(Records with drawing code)
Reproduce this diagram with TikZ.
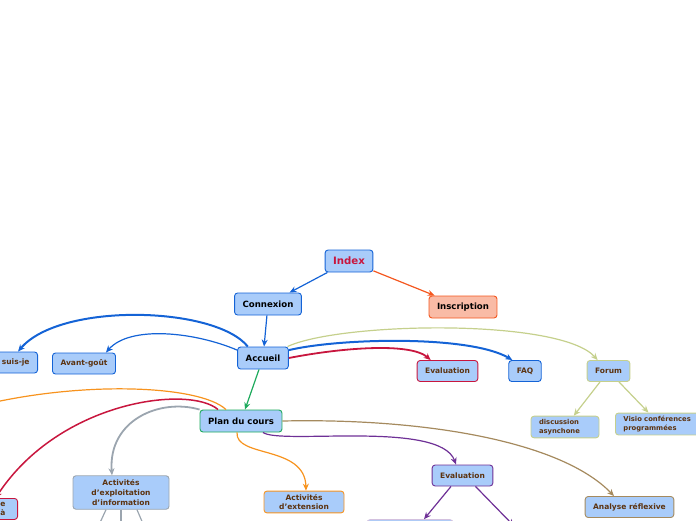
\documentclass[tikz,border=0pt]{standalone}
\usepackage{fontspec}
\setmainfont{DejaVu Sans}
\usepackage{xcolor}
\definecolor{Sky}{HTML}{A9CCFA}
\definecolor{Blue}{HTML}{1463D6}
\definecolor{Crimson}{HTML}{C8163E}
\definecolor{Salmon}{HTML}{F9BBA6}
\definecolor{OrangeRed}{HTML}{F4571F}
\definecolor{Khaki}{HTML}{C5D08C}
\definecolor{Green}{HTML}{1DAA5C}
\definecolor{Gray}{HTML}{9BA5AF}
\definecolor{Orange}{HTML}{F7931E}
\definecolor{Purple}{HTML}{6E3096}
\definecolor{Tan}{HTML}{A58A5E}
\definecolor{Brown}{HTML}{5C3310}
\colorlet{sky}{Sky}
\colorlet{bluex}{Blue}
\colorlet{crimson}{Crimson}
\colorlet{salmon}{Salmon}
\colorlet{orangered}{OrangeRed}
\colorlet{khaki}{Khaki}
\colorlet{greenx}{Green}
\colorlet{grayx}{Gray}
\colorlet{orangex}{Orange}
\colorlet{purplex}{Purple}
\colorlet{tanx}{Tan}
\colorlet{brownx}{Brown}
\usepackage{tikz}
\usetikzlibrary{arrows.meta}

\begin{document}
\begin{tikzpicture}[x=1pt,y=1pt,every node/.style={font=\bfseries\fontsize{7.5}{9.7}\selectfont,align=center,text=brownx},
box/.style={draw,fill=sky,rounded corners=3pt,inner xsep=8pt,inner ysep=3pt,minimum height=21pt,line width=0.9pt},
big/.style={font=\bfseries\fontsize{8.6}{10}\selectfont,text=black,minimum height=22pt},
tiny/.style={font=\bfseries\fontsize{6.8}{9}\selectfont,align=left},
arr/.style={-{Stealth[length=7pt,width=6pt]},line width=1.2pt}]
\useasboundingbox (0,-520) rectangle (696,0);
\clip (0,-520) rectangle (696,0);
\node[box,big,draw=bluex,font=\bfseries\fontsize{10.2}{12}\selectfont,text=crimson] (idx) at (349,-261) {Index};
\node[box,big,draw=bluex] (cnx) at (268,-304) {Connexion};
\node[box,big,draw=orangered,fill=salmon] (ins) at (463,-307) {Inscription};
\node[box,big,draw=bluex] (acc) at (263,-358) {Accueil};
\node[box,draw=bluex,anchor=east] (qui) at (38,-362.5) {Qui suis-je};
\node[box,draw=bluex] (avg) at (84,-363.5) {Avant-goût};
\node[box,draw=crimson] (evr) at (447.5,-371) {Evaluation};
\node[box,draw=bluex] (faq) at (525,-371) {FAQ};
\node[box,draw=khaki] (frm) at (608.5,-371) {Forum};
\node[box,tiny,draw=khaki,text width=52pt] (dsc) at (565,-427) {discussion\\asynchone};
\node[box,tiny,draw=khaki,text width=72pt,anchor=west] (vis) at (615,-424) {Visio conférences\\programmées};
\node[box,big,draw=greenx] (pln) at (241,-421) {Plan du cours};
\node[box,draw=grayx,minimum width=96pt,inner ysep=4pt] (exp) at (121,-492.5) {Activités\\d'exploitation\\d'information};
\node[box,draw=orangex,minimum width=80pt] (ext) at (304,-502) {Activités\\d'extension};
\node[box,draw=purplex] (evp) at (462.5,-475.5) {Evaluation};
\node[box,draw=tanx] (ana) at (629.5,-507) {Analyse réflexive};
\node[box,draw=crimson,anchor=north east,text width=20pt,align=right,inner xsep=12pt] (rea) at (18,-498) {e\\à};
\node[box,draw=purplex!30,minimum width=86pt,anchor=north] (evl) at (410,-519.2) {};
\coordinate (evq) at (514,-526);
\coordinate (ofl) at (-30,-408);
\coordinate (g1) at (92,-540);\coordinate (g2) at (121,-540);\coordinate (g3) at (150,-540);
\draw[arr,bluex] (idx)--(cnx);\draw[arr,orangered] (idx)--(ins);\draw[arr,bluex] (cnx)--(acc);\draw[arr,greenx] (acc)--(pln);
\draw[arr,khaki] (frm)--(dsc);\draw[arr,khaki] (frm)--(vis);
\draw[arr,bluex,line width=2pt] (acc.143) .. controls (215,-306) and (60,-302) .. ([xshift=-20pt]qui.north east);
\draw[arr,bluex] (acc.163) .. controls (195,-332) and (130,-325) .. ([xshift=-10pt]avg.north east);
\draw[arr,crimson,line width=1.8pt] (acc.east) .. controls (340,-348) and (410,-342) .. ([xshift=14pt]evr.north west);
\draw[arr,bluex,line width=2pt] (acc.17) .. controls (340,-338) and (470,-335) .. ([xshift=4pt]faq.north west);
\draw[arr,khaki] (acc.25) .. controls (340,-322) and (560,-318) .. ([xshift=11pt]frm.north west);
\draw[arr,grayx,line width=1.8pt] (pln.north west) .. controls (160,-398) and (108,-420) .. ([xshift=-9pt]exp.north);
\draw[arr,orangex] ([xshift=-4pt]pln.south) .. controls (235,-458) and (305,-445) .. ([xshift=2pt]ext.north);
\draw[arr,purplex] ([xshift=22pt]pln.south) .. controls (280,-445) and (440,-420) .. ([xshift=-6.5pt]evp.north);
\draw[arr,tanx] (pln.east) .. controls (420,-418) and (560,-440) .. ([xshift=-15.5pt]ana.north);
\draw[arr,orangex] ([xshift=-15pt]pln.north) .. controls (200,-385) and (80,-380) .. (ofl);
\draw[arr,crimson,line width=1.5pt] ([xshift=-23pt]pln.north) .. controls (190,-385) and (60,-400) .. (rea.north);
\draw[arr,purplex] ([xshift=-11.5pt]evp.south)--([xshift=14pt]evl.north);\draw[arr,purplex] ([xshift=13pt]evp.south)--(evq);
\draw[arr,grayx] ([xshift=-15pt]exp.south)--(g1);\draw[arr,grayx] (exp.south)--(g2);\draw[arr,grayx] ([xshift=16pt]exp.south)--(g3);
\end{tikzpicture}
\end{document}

--

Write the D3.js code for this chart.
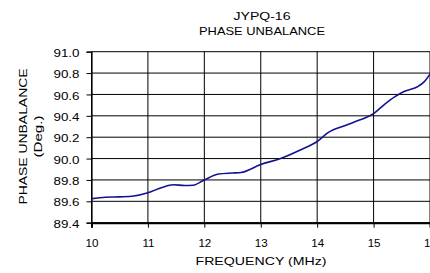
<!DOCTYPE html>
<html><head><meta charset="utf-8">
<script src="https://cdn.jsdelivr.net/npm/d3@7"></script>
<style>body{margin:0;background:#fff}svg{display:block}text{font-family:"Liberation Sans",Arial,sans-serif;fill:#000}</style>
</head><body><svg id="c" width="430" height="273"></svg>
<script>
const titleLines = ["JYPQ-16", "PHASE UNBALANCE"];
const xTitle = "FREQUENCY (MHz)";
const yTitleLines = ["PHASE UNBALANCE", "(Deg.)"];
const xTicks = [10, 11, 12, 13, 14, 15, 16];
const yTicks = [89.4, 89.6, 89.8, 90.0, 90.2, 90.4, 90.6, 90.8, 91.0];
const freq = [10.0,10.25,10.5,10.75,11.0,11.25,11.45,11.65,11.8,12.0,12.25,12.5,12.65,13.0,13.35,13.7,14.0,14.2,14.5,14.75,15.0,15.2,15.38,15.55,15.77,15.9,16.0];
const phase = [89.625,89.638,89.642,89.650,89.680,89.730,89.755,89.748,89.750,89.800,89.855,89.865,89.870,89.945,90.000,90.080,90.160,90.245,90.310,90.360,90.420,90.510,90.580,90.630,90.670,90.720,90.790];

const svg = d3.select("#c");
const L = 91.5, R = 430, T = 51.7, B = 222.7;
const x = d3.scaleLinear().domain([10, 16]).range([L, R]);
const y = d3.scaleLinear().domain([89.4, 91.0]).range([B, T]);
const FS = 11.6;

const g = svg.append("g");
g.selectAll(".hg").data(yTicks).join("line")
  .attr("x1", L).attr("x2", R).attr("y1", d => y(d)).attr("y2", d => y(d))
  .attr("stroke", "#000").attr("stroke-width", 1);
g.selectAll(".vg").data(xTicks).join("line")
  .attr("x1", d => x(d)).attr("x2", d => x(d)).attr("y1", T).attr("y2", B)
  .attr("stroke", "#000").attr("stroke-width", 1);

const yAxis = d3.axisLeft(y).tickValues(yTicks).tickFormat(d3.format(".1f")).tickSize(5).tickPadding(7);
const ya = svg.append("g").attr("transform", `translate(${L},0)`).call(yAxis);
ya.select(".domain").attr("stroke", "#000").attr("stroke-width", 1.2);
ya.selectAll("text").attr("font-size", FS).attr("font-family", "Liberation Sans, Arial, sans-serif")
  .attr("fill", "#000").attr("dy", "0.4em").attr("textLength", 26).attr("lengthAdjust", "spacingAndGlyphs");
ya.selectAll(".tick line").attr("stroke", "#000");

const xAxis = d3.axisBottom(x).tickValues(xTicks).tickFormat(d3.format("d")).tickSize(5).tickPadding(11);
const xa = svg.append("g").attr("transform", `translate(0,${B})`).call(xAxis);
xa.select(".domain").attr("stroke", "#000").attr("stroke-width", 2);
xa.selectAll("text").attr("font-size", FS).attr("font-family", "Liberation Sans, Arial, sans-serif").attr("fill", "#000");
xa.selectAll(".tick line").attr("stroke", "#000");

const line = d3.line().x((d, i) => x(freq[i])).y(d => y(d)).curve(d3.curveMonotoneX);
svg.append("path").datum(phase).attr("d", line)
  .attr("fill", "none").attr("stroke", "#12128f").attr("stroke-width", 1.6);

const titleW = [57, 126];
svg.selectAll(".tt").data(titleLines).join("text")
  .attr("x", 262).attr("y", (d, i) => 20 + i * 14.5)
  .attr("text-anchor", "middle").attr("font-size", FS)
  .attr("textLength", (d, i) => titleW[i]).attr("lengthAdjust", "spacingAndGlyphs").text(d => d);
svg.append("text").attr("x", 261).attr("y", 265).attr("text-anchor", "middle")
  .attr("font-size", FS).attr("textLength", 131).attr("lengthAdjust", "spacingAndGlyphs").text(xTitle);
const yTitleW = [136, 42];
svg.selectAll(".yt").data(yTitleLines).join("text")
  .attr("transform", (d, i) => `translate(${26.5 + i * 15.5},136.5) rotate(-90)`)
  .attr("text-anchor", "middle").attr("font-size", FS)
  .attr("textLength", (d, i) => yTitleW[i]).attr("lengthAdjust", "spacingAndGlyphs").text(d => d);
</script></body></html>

• **Exercise description**: Quote only the lines running from the line with "Write the D3.js code for this chart." to the line with "const FS = 11.6;", ends included, exactly as they appear and without the pictures.

• **Result below**:
Write the D3.js code for this chart.
<!DOCTYPE html>
<html><head><meta charset="utf-8">
<script src="https://cdn.jsdelivr.net/npm/d3@7"></script>
<style>body{margin:0;background:#fff}svg{display:block}text{font-family:"Liberation Sans",Arial,sans-serif;fill:#000}</style>
</head><body><svg id="c" width="430" height="273"></svg>
<script>
const titleLines = ["JYPQ-16", "PHASE UNBALANCE"];
const xTitle = "FREQUENCY (MHz)";
const yTitleLines = ["PHASE UNBALANCE", "(Deg.)"];
const xTicks = [10, 11, 12, 13, 14, 15, 16];
const yTicks = [89.4, 89.6, 89.8, 90.0, 90.2, 90.4, 90.6, 90.8, 91.0];
const freq = [10.0,10.25,10.5,10.75,11.0,11.25,11.45,11.65,11.8,12.0,12.25,12.5,12.65,13.0,13.35,13.7,14.0,14.2,14.5,14.75,15.0,15.2,15.38,15.55,15.77,15.9,16.0];
const phase = [89.625,89.638,89.642,89.650,89.680,89.730,89.755,89.748,89.750,89.800,89.855,89.865,89.870,89.945,90.000,90.080,90.160,90.245,90.310,90.360,90.420,90.510,90.580,90.630,90.670,90.720,90.790];

const svg = d3.select("#c");
const L = 91.5, R = 430, T = 51.7, B = 222.7;
const x = d3.scaleLinear().domain([10, 16]).range([L, R]);
const y = d3.scaleLinear().domain([89.4, 91.0]).range([B, T]);
const FS = 11.6;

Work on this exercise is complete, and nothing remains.